What is most concerning about this case, however, is that although the surgical pack was removed in the immediate aftermath of its X-ray discovery by another surgeon, it was three years before he told Mrs O'Hagan that it could only have been put there during Dr Sakker’s operation.
By that time, the statute of limitations on Mrs O'Hagan’s right to claim for medical negligence had expired.
The patient (through her solicitor) had to make a special application to be granted permission to sue the first surgeon for negligence. This was granted by NSW District Court Judge Leonard Levy.
Academics, judges and many in the legal profession have been suggesting that the statutory changes to medical negligence are grossly unfair – they seem designed to prevent patients seeking fair compensation.
These changes took place over a decade ago, at the time of the so-called “medical indemnity crisis”. This was blamed on large patient pay-outs at the time but was probably more due to refinancing problems in the medical indemnity insurance industry.
As a result, taxpayers – through a federal government subsidy – now support the private medical indemnity insurance companies of doctors.
This means that such insurance companies make profits from a reduced need to pay money back to the injured, while the injured (through their taxes) have to fund the legal teams that oppose their claims for fair compensation.
Many see the solution as involving the introduction of a “no-fault” compensation scheme for medical error. Under such a scheme, damages claims for medical negligence might not be as large as under common law, but they would be more prompt, affordable and accessible.

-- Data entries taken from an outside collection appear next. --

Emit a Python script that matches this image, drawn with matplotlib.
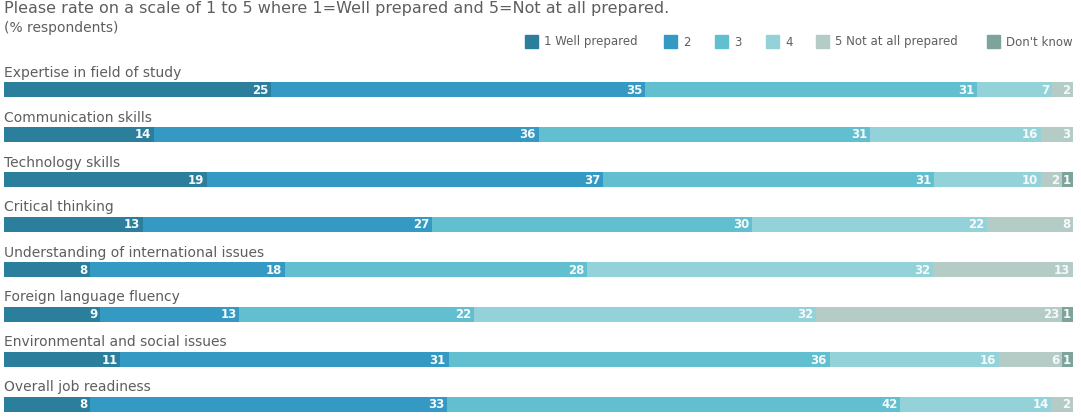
import matplotlib
matplotlib.use("Agg")
import matplotlib.pyplot as plt
from matplotlib.patches import Rectangle

categories = ["Expertise in field of study", "Communication skills", "Technology skills",
              "Critical thinking", "Understanding of international issues",
              "Foreign language fluency", "Environmental and social issues",
              "Overall job readiness"]
series_names = ["1 Well prepared", "2", "3", "4", "5 Not at all prepared", "Don't know"]
well = [25, 14, 19, 13, 8, 9, 11, 8]
two = [35, 36, 37, 27, 18, 13, 31, 33]
three = [31, 31, 31, 30, 28, 22, 36, 42]
four = [7, 16, 10, 22, 32, 32, 16, 14]
notatall = [2, 3, 2, 8, 13, 23, 6, 2]
dontknow = [0, 0, 1, 0, 0, 1, 1, 0]
series = [well, two, three, four, notatall, dontknow]
colors = ["#2b7f9d", "#3499c3", "#62bfd0", "#94d2da", "#b5cbc6", "#7ea39b"]

plt.rcParams["font.family"] = ["DejaVu Sans"]

W, H = 1081, 418
fig = plt.figure(figsize=(W / 100, H / 100), dpi=100)
x0, x1 = 4, 1073
ax = fig.add_axes([x0 / W, 0, (x1 - x0) / W, 1])
ax.set_ylim(H, 0)
ax.set_xlim(0, 100)
ax.axis("off")

totals = [sum(s[i] for s in series) for i in range(len(categories))]
grey = "#5e5e5e"
for i, cat in enumerate(categories):
    yc = 89.5 + 45 * i
    tot = totals[i]
    left = 0.0
    for s, c in zip(series, colors):
        v = s[i] * 100.0 / tot
        if s[i] > 0:
            ax.barh(yc, v, left=left, height=15, color=c, edgecolor="none")
            ax.text(left + v - 0.25, yc + 0.5, str(s[i]), ha="right", va="center",
                    color="#f4fafb", fontsize=8.5, fontweight="bold")
        left += v
    ax.text(0, yc - 17, cat, ha="left", va="center", color=grey, fontsize=10)

fig.text(x0 / W, 1 - 8 / H,
         "Please rate on a scale of 1 to 5 where 1=Well prepared and 5=Not at all prepared.",
         ha="left", va="center", color=grey, fontsize=11.5)
fig.text(x0 / W, 1 - 28 / H, "(% respondents)", ha="left", va="center", color=grey, fontsize=10)

# legend
leg_x = [525, 664, 715, 766, 816, 987]
for lx, name, c in zip(leg_x, series_names, colors):
    fig.patches.append(Rectangle((lx / W, 1 - 48 / H), 13 / W, 13 / H,
                                 transform=fig.transFigure, color=c))
    fig.text((lx + 19) / W, 1 - 42 / H, name, ha="left", va="center",
             color=grey, fontsize=8.5)

fig.savefig("out.png", dpi=100, facecolor="white")
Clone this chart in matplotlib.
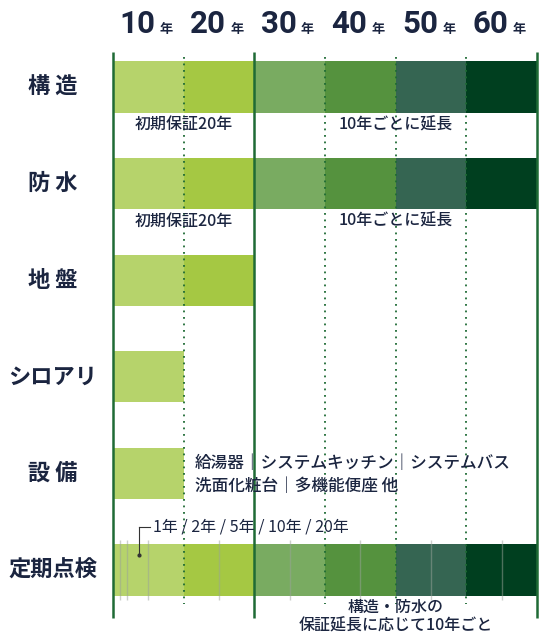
"""Warranty / inspection period chart (0-60 years)."""

import matplotlib
matplotlib.use('Agg')
import matplotlib.pyplot as plt

plt.rcParams['font.family'] = ['Noto Sans CJK JP', 'DejaVu Sans']

# --- data ---
rows = ['構 造', '防 水', '地 盤', 'シロアリ', '設 備', '定期点検']
cover_years = [60, 60, 20, 10, 10, 60]          # bar length per row
decades = [0, 10, 20, 30, 40, 50]
decade_colors = ['#b6d36b', '#a5c843', '#79ab61', '#55923e', '#356552', '#003f1f']
header_nums = ['10', '20', '30', '40', '50', '60']
solid_years = [0, 20, 60]
dotted_years = [10, 30, 40, 50]
inspect_years = [1, 2, 5, 15, 25, 35, 45, 55]

notes_first = '初期保証20年'
notes_ext = '10年ごとに延長'
setsubi_lines = ['給湯器｜システムキッチン｜システムバス', '洗面化粧台｜多機能便座 他']
inspect_label = '1年 / 2年 / 5年 / 10年 / 20年'
inspect_note = ['構造・防水の', '保証延長に応じて10年ごと']

TEXT = '#1b2540'
LINE = '#1f6b35'

# --- layout (pixel mapping of a 540x640 canvas) ---
PX_PER_YEAR = 424 / 60
X0 = 113
ROW_PX = 96.6
Y0 = 87

fig = plt.figure(figsize=(5.4, 6.4), dpi=100)
ax = fig.add_axes([0, 0, 1, 1])
ax.set_xlim(-X0 / PX_PER_YEAR, (540 - X0) / PX_PER_YEAR)
ax.set_ylim((640 - Y0) / ROW_PX, -Y0 / ROW_PX)
ax.axis('off')

bar_h = 0.53
for i, end in enumerate(cover_years):
    for d, c in zip(decades, decade_colors):
        if d + 10 <= end:
            ax.barh(i, 10, left=d, height=bar_h, color=c, edgecolor='none', zorder=1)

# thin inspection ticks on the last row
last = len(rows) - 1
ax.vlines(inspect_years, last - 0.31, last + 0.31, colors='#9aa39a', lw=1, alpha=0.5, zorder=2)

# grid lines
ax.vlines(solid_years, -0.36, 5.50, colors=LINE, lw=1.8, zorder=3)
ax.vlines(dotted_years, -0.31, 5.35, colors=LINE, lw=1.3, linestyles=(0, (1, 2.6)), zorder=3)

# header
for d, num in zip(decades, header_nums):
    cx = d + 5
    ax.text(cx + 1.0, -0.56, num, ha='right', va='baseline', fontsize=22.5,
            fontweight='bold', family=['Roboto', 'DejaVu Sans'], color=TEXT)
    ax.text(cx + 1.6, -0.56, '年', ha='left', va='baseline', fontsize=9.5,
            fontweight='bold', color=TEXT)

# row labels
for i, name in enumerate(rows):
    ax.text(-8.5, i, name, ha='center', va='center', fontsize=16, fontweight='bold', color=TEXT)

# notes under 構造 / 防水
for i in (0, 1):
    ax.text(10, i + 0.39, notes_first, ha='center', va='center', fontsize=11.5,
            fontweight='medium', color=TEXT)
    ax.text(40, i + 0.39, notes_ext, ha='center', va='center', fontsize=11.5,
            fontweight='medium', color=TEXT)

# 設備 notes
for k, line in enumerate(setsubi_lines):
    ax.text(11.6, 4 - 0.11 + 0.24 * k, line, ha='left', va='center', fontsize=12,
            fontweight='medium', color=TEXT)

# inspection label with leader
bx = 3.7
ax.plot([bx, bx + 1.6], [last - 0.445, last - 0.445], color='#333333', lw=0.8, zorder=4)
ax.plot([bx, bx], [last - 0.445, last - 0.16], color='#333333', lw=0.8, zorder=4)
ax.plot([bx], [last - 0.16], 'o', ms=2, color='#333333', zorder=4)
ax.text(bx + 1.9, last - 0.445, inspect_label, ha='left', va='center', fontsize=11.5, color=TEXT)

for k, line in enumerate(inspect_note):
    ax.text(40, last + 0.385 + 0.2 * k, line, ha='center', va='center', fontsize=11.5,
            fontweight='medium', color=TEXT)

fig.savefig('out.png', dpi=100)
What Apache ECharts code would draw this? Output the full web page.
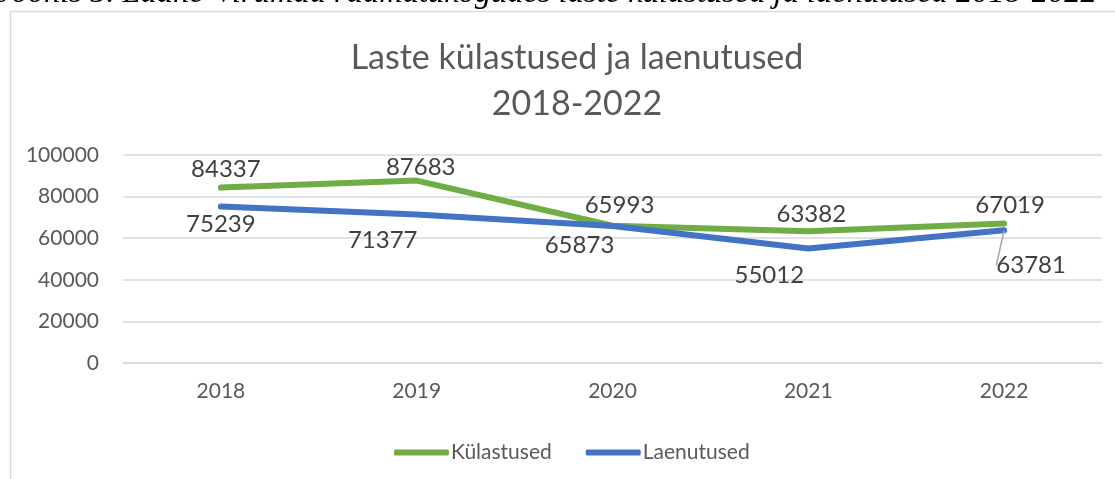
<!DOCTYPE html>
<html>
<head>
<meta charset="utf-8">
<script src="https://cdn.jsdelivr.net/npm/echarts@6/dist/echarts.min.js"></script>
<style>
  html, body { margin: 0; padding: 0; background: #fff; }
  #chart { width: 1115px; height: 479px; }
</style>
</head>
<body>
<div id="chart"></div>
<script>
// andmed
var years = ['2018', '2019', '2020', '2021', '2022'];
var kulastused = [84337, 87683, 65993, 63382, 67019];
var laenutused = [75239, 71377, 65873, 55012, 63781];
var yTicks = [0, 20000, 40000, 60000, 80000, 100000];

var chartDom = document.getElementById('chart');
var myChart = echarts.init(chartDom, null, { renderer: 'canvas' });

var fontFam = 'Lato, "Open Sans", sans-serif';
var textGray = '#595959';

// label nihked (dx, dy) iga punkti kohta
var greenOffsets = [[5, 0], [4, 5], [7, -2], [3, 1], [6, 0]];
var blueOffsets = [[0, 0], [-34, 8], [-33, 1], [-39, 9], [27, 17]];

function offsetLayout(offsets) {
  return function (params) {
    var o = offsets[params.dataIndex];
    return { dx: o[0], dy: o[1] };
  };
}

var blueData = laenutused.map(function (v) { return { value: v }; });
blueData[4].labelLine = { show: true, lineStyle: { color: '#a6a6a6', width: 1.5 } };

var labelStyle = {
  show: true,
  distance: 6,
  fontFamily: fontFam,
  fontSize: 24,
  color: '#404040'
};

var option = {
  backgroundColor: '#fff',
  animation: false,
  title: {
    text: 'Laste külastused ja laenutused\n2018-2022',
    left: 572,
    top: 30,
    textAlign: 'center',
    textStyle: {
      fontFamily: fontFam,
      fontSize: 34,
      fontWeight: 'normal',
      color: textGray,
      lineHeight: 46
    }
  },
  graphic: [
    {
      type: 'rect',
      silent: true,
      shape: { x: 10.5, y: 11.5, width: 1300, height: 700 },
      style: { fill: 'none', stroke: '#d9d9d9', lineWidth: 1.5 }
    },
    {
      type: 'text',
      silent: true,
      left: -3,
      top: -23,
      style: {
        text: 'Joonis 5. Lääne-Virumaa raamatukogudes laste külastused ja laenutused 2018-2022',
        font: 'italic 32.5px "Liberation Serif", serif',
        fill: '#000'
      }
    }
  ],
  legend: {
    left: 389,
    top: 437,
    itemWidth: 55,
    itemHeight: 6,
    itemGap: 34,
    icon: 'roundRect',
    textStyle: { fontFamily: fontFam, fontSize: 21, color: textGray, padding: [0, 0, 0, -3] },
    data: ['Külastused', 'Laenutused']
  },
  grid: { left: 123, right: 13, top: 155, bottom: 116 },
  xAxis: {
    type: 'category',
    data: years,
    boundaryGap: true,
    axisLine: { lineStyle: { color: '#d9d9d9', width: 1.5 } },
    axisTick: { show: false },
    axisLabel: { fontFamily: fontFam, fontSize: 21, color: textGray, margin: 18 }
  },
  yAxis: {
    type: 'value',
    min: yTicks[0],
    max: yTicks[yTicks.length - 1],
    interval: yTicks[1] - yTicks[0],
    axisLine: { show: false },
    axisTick: { show: false },
    splitLine: { lineStyle: { color: '#d9d9d9', width: 1.5 } },
    axisLabel: {
      fontFamily: fontFam, fontSize: 21, color: textGray, margin: 24,
      formatter: function (v) { return String(v); }
    }
  },
  series: [
    {
      name: 'Külastused',
      type: 'line',
      data: kulastused,
      symbol: 'circle',
      symbolSize: 0,
      showSymbol: true,
      itemStyle: { color: '#70ad47' },
      lineStyle: { color: '#70ad47', width: 6, cap: 'round', join: 'round' },
      label: Object.assign({ position: 'top' }, labelStyle),
      labelLayout: offsetLayout(greenOffsets)
    },
    {
      name: 'Laenutused',
      type: 'line',
      data: blueData,
      symbol: 'circle',
      symbolSize: 0,
      showSymbol: true,
      itemStyle: { color: '#4472c4' },
      lineStyle: { color: '#4472c4', width: 6, cap: 'round', join: 'round' },
      label: Object.assign({ position: 'bottom' }, labelStyle),
      labelLayout: offsetLayout(blueOffsets)
    }
  ]
};

myChart.setOption(option);
window.addEventListener('resize', myChart.resize);
</script>
</body>
</html>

A case like Mrs. O'Hagan’s compounds the injustice of the existing system. It creates the appearance that information may have been withheld from a patient until the statute of limitations had expired.
The doctor who held that information back is not currently legally liable.
Doctors have a legal fiduciary duty to protect patients in particularly vulnerable situations. This is a special class of common law obligation. It covers, for example, allegations of sexual or financial abuse of patients by doctors.
When such a claim is made by a patient, the legal onus of proof is on the doctor to disprove it.
The law operates this way to take the pressure off patients because the power in a doctor-patient relationship is particularly stacked against the latter in such situations.
Academics such as myself have for some time argued that the fiduciary duties of doctors should be expanded to include a duty to promptly notify patients of adverse events.
If such an event occurred during a hospital admission, for example, “promptly” could be reasonably interpreted as requiring disclosure before the patient is discharged.
If such a fiduciary obligation had been in place in this case, the patient would most likely have been told immediately by the second doctor that the removed abdominal mass wrapped around a surgical sponge with a radio-opaque tracer could only have been placed in her stomach during an operation.
Making this change could be something that a judge could do in the course of proceedings such as this.
It would involve an incremental expansion of the common law doctrine of fiduciary responsibilities to cover amongst particularly vulnerable situations – not just sexual and financial abuse but also instances where the patient has been injured by medical staff.